Kings Cakes

The Mardi Gras season begins on January 6 and continues until Fat Tuesday, the day before Ash kingCakeWednesday. During this time of year, one of the most beloved traditions in New Orleans is that of the King Cake

On the Christian calendar, the twelfth day after Christmas is known as “Epiphany”, “Twelfth Night”, or “Kings Day.” It is the day the gift-bearing Magi visited the baby Jesus, and is celebrated with its own unique rituals.

The New Orleans tradition, begun in the 1870s, borrows heavily from European customs. As part of the celebration of Mardi Gras, it is traditional to bake an oval cake in honor of the three kings – the King Cake. The shape of a King Cake symbolizes the unity of faiths. Each cake is decorated in the traditional Mardi Gras colors: purple represents justice, green represents faith and gold represents power. A small baby, symbolizing the baby Jesus, is baked into each cake.

In New Orleans, King Cake parties are held throughout the Mardi Gras season. In offices, classrooms, and homes throughout the city, King Cakes are sliced and enjoyed by all.

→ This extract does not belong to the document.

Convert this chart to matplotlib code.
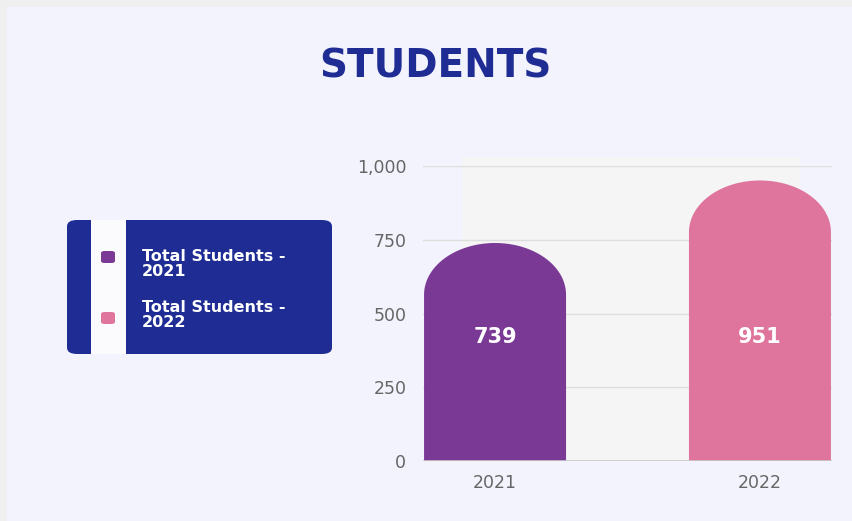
import numpy as np
import matplotlib.pyplot as plt
from matplotlib.patches import PathPatch, FancyBboxPatch, Rectangle
from matplotlib.path import Path

# data
years = ["2021", "2022"]
students = [739, 951]
series_names = ["Total Students - 2021", "Total Students - 2022"]
bar_colors = ["#7b3996", "#df759c"]
y_ticks = [0, 250, 500, 750, 1000]

W, H = 852, 521
fig = plt.figure(figsize=(W / 100, H / 100), dpi=100)
fig.patch.set_facecolor("#efefef")


def fx(px):
    return px / W


def fy(py):
    return 1 - py / H


# panel background
fig.patches.append(Rectangle((fx(7), 0), 1, fy(7), transform=fig.transFigure,
                             facecolor="#f3f3fe", edgecolor="none", zorder=-5))

fig.text(fx(435), fy(66), "STUDENTS", ha="center", va="center",
         fontsize=28, fontweight="bold", color="#1f2c93", family="DejaVu Sans")

ax = fig.add_axes([fx(423), 1 - 461 / H, 409 / W, 295 / H])
ax.set_zorder(5)
ax.patch.set_visible(False)

# light plot background behind bars
ax.add_patch(Rectangle(((462 - 423) / 409, 0), (800 - 462) / 409, 1.03,
                       transform=ax.transAxes, facecolor="#f5f5f5", edgecolor="none",
                       zorder=0, clip_on=False))

x = np.arange(len(years))
width = 0.536
bars = ax.bar(x, students, width=width, color=bar_colors, zorder=2)

ry = 175.0  # vertical radius of the rounded top, data units
for rect, c in zip(bars, bar_colors):
    x0, w, h = rect.get_x(), rect.get_width(), rect.get_height()
    rect.set_visible(False)
    cx = x0 + w / 2
    t = np.linspace(np.pi, 0, 60)
    arc = np.column_stack([cx + w / 2 * np.cos(t), h - ry + ry * np.sin(t)])
    verts = np.vstack([[x0, 0], [x0, h - ry], arc, [x0 + w, 0], [x0, 0]])
    codes = [Path.MOVETO] + [Path.LINETO] * (len(verts) - 2) + [Path.CLOSEPOLY]
    ax.add_patch(PathPatch(Path(verts, codes), facecolor=c, edgecolor="none", zorder=2))
    ax.text(cx, 420, f"{h:,.0f}", ha="center", va="center", color="white",
            fontsize=15, fontweight="bold", zorder=3)

ax.set_xlim(-0.272, 1.272)
ax.set_ylim(0, 1000)
ax.set_xticks(x)
ax.set_xticklabels(years)
ax.set_yticks(y_ticks)
ax.set_yticklabels([f"{v:,}" for v in y_ticks])
ax.tick_params(axis="both", length=0, colors="#666666", labelsize=12.5)
ax.tick_params(axis="y", pad=12)
ax.tick_params(axis="x", pad=9)
for v in y_ticks:
    ax.axhline(v, color="#dedede", lw=1, zorder=1)
for s in ax.spines.values():
    s.set_visible(False)
ax.axhline(0, color="#c8c8c8", lw=1.2, zorder=3)

# legend box
fig.patches.append(FancyBboxPatch((fx(67), fy(354)), fx(332) - fx(67), fy(220) - fy(354),
                                  boxstyle="round,pad=0,rounding_size=0.012",
                                  transform=fig.transFigure, facecolor="#1f2c93",
                                  edgecolor="none", zorder=1))
fig.patches.append(Rectangle((fx(91), fy(354)), fx(126) - fx(91), fy(220) - fy(354),
                             transform=fig.transFigure, facecolor="#fbfbfe",
                             edgecolor="none", zorder=2))
marker_rows = [257, 318]
text_rows = [264, 315]
for name, c, py, ty in zip(series_names, bar_colors, marker_rows, text_rows):
    fig.patches.append(FancyBboxPatch((fx(101), fy(py + 6)), fx(14), 12 / H,
                                      boxstyle="round,pad=0,rounding_size=0.004",
                                      transform=fig.transFigure, facecolor=c,
                                      edgecolor="none", zorder=3))
    fig.text(fx(142), fy(ty), name.replace(" - ", " -\n"), ha="left", va="center",
             fontsize=11.5, fontweight="bold", color="white", linespacing=0.95, zorder=4)

fig.savefig("out.png", dpi=100, facecolor=fig.get_facecolor())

Like the biblical story, the “search for the baby” adds excitement, as each person waits to see in whose slice of cake the baby will be discovered.

While custom holds that the person who finds the baby in their slice will be rewarded with good luck, that person is also traditionally responsible for bringing the King Cake to the next party or gathering.

The traditional King Cake is made from twisted strands of cinnamon dough, topped with icing, and sprinkled with purple, green, and gold colored sugar. Today, many additional varieties of King Cake are also available, with fillings such as cream cheese, strawberry, apple, and lemon.

King Cake Recipe

Make your own King Cake with our recipe

Ingredients

  • 1 can of cinnamon rolls, with icing
  • 3/4 cup of sugar, separated into 3 parts of 1/4 each
  • food coloring

Separate the cinnamon rolls and roll them out by hand so that they look like a hot dog. Shape the roll into an oval, pinch the ends together, and place on a cookie sheet. Cook as directed.

While they are cooking, use food coloring to dye sugar. Make one part purple using blue and red, one part green, and one part gold using yellow. When they are finished cooking, ice the tops with the white icing. Sprinkle the different colors of sugars alternating as you go around the oval. Enjoy!